I'm glad to hear it.
If my response to
@PopeADope looks a bit strange, it's because I'm an ex-communist and have had to deal with issues of my own because of what I believed. I was involved in the movement (mainly online) for over ten years and really had to struggle to come to terms with the fact I was supporting a system that killed 100 million people. I have tried pulling myself out of it, but it remains a
daily struggle and you have to deal with really dark, difficult stuff that makes you deeply uncomfortable. You have to root yourself back in "reality" where people get hurt and hurt each other when thinking about the ideas of a "perfect world" is much more attractive and reassuring. (if anything that kind of exposure temporarily makes your beliefs stronger and you even more fervent out of the insecurity) I wouldn't wish it on anyone, but going through it has proven to be ultimately the right thing to do.

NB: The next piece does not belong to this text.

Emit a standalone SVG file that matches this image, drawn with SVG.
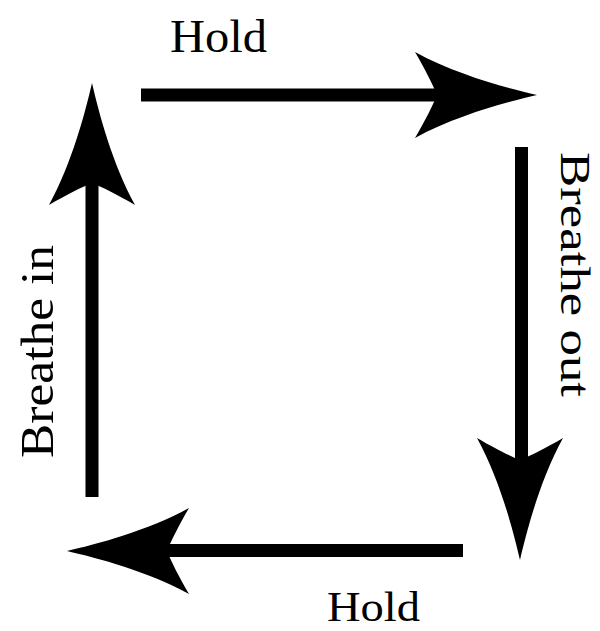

It's worth keeping in mind that everyone has their own story behind the label. No-one is born a fascist and the story of how someone becomes involved in Fascism (or Communism in my case) is usually much more interesting that what their beliefs are. There is always a chance they can find a way to become someone without those beliefs, as they had been before they got involved with them.
If you can get someone to think about where they are from, how they got there and whether it was inevitable, you might be able to find ways to show them their are alternatives and they have a choice about who they are and can become. It's as much an emotional journey in to and out of a belief system (much like a cult) as it is a purely rational question of the right arguments.
I hope that clears things up a little bit.